While serving in the Navy, Al Kroell suffered an accident leaving him with a severe disability. He lost the use of his hands and the military deemed him unemployable – his 20 year career was suddenly over. A few years later, his wife Christy also became disabled after a car accident. The couple struggled with finances and needed a plan desperately.

Through the hardships, Al found comfort in his hobby of scroll saw woodworking. He especially enjoyed making plaques for military friends. Then it hit him – why not turn his hobby into a business?

In order to fulfill orders on a large scale, Al needed a robotic laser engraving machine. Unfortunately, it cost thousands of dollars. The Kroells couldn’t get loans because their tax-exempt disability pay was not considered earned income.

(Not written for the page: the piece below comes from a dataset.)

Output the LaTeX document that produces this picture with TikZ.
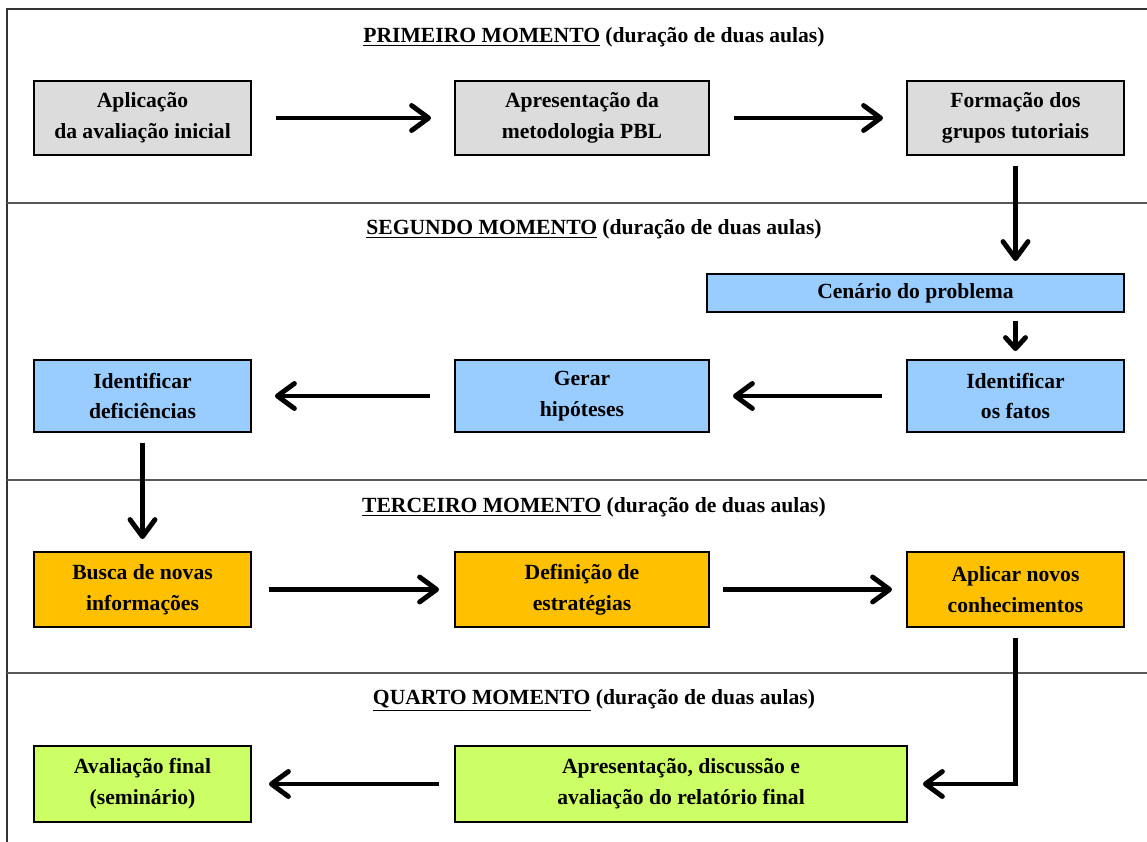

Al exhausted military channels for help starting a business but multiple efforts led nowhere. Fellow military personnel directed him to the U.S. Small Business Administration (SBA) and SCORE. Al walked into the SBA office and met Peter Fong, his SCORE mentor and soon-to-be biggest advocate.

SCORE is a nonprofit association dedicated to supporting entrepreneurs and small business owners. As a resource partner of the SBA, SCORE’s network of 11,000 volunteer mentors across the country provides free, confidential business mentoring and education.

Peter guided Al through the necessary steps of starting a business – where he should go and what to do. They worked together to hammer out a solid business plan and submitted it to potential investors and banks. SCORE offered in-person and online workshops and Peter guided Al towards the sessions best suited to his needs. Peter was available anytime – nights, days and weekends – to confer with Al on his progress.

“Peter pushed me along, got me on the ball and told me what I needed to do.  The military doesn’t teach you about marketing or running a business, but my SCORE mentor did,” Al said.